So your embedded data is English. Then you send your query in Arabic? Then you get your result in Arabic, right? So when do you translate back to English? or the problem is already in the Arabic response?
Yeah I tried but as semantic search uses similarity using cosine it is not giving relevant searches or giving random searches. or we can say that as provided data is in English so it is not working with arabic queries.
for example: query in arabic says who is elon musk?
and I asks for top 2 matches
it will give the following
Neil Alden Armstrong was an American astronaut and aeronautical engineer
Stephen William Hawking was an English theoretical physicist, cosmologist, and author
I have a similar setup as yours. Although my embedded data are mixed language (English and Japanese). If I query in English, it can retrieve even the Japanese data accurately. If I query in Japanese, it is the same result. However, I do notice that if I query in English and the data is in Japanese, some proper nouns are not translated which is acceptable for me.
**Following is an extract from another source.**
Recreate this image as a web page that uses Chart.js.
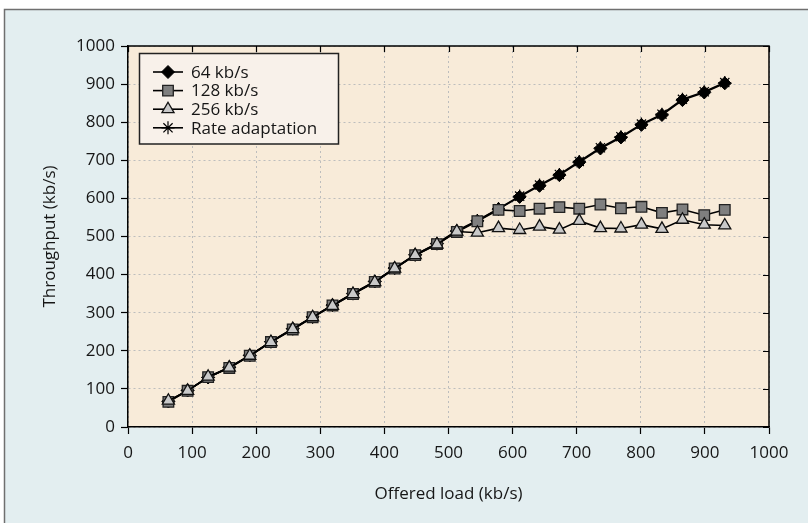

The embeddings engine is rather “topic based”. It will highlight similarities such as “space man”.
This seems like a good case for a “hypothetical answer embedding” - let the AI answer with what it knows, and then do an embedding semantic search with the AI’s answer not shown to the user. Then get your results and let the AI answer for real.
For English query->English knowledge, this company has a very promising new embedding offering. The only caveat with other embeddings besides OpenAI is they have a 512 context, so the chunking strategy needs to be re-thought.